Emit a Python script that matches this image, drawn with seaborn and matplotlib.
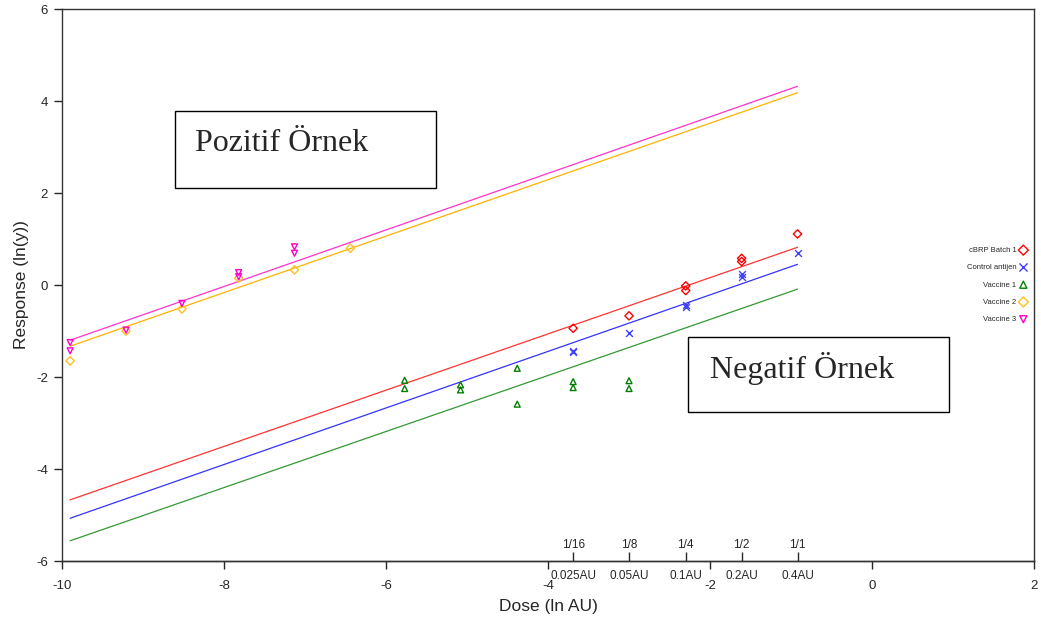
import matplotlib
matplotlib.use("Agg")
import matplotlib.pyplot as plt
import seaborn as sns
from matplotlib.patches import Rectangle
from matplotlib.transforms import blended_transform_factory

# Dose axis (ln AU) and the labelled dilutions of the negative sample
dose_ticks = [-3.69, -3.00, -2.30, -1.61, -0.92]
dilution_labels = ["1/16", "1/8", "1/4", "1/2", "1/1"]
au_labels = ["0.025AU", "0.05AU", "0.1AU", "0.2AU", "0.4AU"]

batch_x = [-3.69, -3.00, -2.30, -2.30, -1.61, -1.61, -0.92]
batch_y = [-0.94, -0.67, -0.02, -0.12, 0.58, 0.51, 1.11]

control_x = [-3.69, -3.69, -3.00, -2.30, -2.30, -1.61, -1.61, -0.92]
control_y = [-1.43, -1.45, -1.04, -0.43, -0.48, 0.24, 0.17, 0.70]

vac1_x = [-5.77, -5.77, -5.08, -5.08, -4.38, -4.38, -3.69, -3.69, -3.00, -3.00]
vac1_y = [-2.07, -2.25, -2.17, -2.28, -1.81, -2.59, -2.10, -2.23, -2.08, -2.25]

vac2_x = [-9.90, -9.21, -8.52, -7.82, -7.13, -6.44]
vac2_y = [-1.65, -1.00, -0.52, 0.15, 0.33, 0.80]

vac3_x = [-9.90, -9.90, -9.21, -8.52, -7.82, -7.82, -7.13, -7.13]
vac3_y = [-1.25, -1.43, -0.98, -0.40, 0.27, 0.18, 0.83, 0.69]

# Fitted lines (end points)
fit_x = [-9.90, -0.92]
batch_fit = [-4.67, 0.82]
control_fit = [-5.07, 0.45]
vac1_fit = [-5.56, -0.09]
vac2_fit = [-1.33, 4.18]
vac3_fit = [-1.20, 4.32]

series = [
    ("cBRP Batch 1", batch_x, batch_y, batch_fit, "#ff3333", "#ff0000", "D"),
    ("Control antijen", control_x, control_y, control_fit, "#3333ff", "#4040ff", "x"),
    ("Vaccine 1", vac1_x, vac1_y, vac1_fit, "#339933", "#008000", "^"),
    ("Vaccine 2", vac2_x, vac2_y, vac2_fit, "#ffb000", "#ffc020", "D"),
    ("Vaccine 3", vac3_x, vac3_y, vac3_fit, "#ff33cc", "#ff00cc", "v"),
]

sns.set_style("ticks")
plt.rcParams["font.family"] = ["Liberation Sans", "DejaVu Sans"]
plt.rcParams["axes.unicode_minus"] = False

fig = plt.figure(figsize=(10.41, 6.26), dpi=100)
ax = fig.add_axes([0.0596, 0.1038, 0.9337, 0.8818])

for name, xs, ys, fit, line_col, mark_col, marker in series:
    sns.lineplot(x=fit_x, y=fit, color=line_col, linewidth=0.9, ax=ax, legend=False)
    kws = dict(marker=marker, s=24, linewidth=1.0, color=mark_col)
    if marker != "x":
        kws["facecolor"] = "none"
        kws["edgecolor"] = mark_col
        kws["s"] = 18
    sns.scatterplot(x=xs, y=ys, ax=ax, label=name, zorder=3, **kws)

ax.set_xlim(-10, 2)
ax.set_ylim(-6, 6)
ax.set_xticks(range(-10, 3, 2))
ax.set_yticks(range(-6, 7, 2))
ax.tick_params(axis="both", direction="out", length=6, width=1, labelsize=9.5, pad=8)
ax.tick_params(axis="y", pad=4)
for sp in ax.spines.values():
    sp.set_linewidth(1.0)
    sp.set_color("#333333")

ax.set_xlabel("Dose (ln AU)", fontsize=12.5, labelpad=5)
ax.set_ylabel("Response (ln(y))", fontsize=12.5, labelpad=5)

# dilution ticks standing on the x axis, labels above
sec = ax.secondary_xaxis("top")
sec.set_location(0.0)
sec.set_xticks(dose_ticks)
sec.set_xticklabels(dilution_labels)
sec.tick_params(axis="x", length=6.5, width=1, labelsize=8.5, pad=1)
sec.spines["top"].set_linewidth(1.0)

# AU amounts just under the axis
trans = blended_transform_factory(ax.transData, ax.transAxes)
for xv, lab in zip(dose_ticks, au_labels):
    ax.text(xv, -0.027, lab, transform=trans, ha="center", va="center", fontsize=8.5)

# legend with markers on the right
leg = ax.legend(loc="center right", bbox_to_anchor=(1.0, 0.5), frameon=False,
                markerfirst=False, fontsize=5.5, labelspacing=1.3,
                handletextpad=0.4, handlelength=1.0, markerscale=1.2)

# annotation boxes
for (x0, y0, w, h, tx, ty, txt) in [
    (0.1163, 0.6757, 0.2685, 0.1395, 0.1368, 0.757, "Pozitif Örnek"),
    (0.6440, 0.2699, 0.2686, 0.1359, 0.6667, 0.3496, "Negatif Örnek"),
]:
    ax.add_patch(Rectangle((x0, y0), w, h, transform=ax.transAxes, facecolor="white",
                           edgecolor="black", linewidth=1.0, zorder=4))
    ax.text(tx, ty, txt, transform=ax.transAxes, fontsize=23, va="center", ha="left",
            family=["Liberation Serif", "DejaVu Serif"], zorder=5)

fig.savefig("out.png", dpi=100)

------------------------------------------------------------------------

Which lines contain "with"? Copy each of them out.

Problem solution:
Emit a Python script that matches this image, drawn with seaborn and matplotlib.
# legend with markers on the right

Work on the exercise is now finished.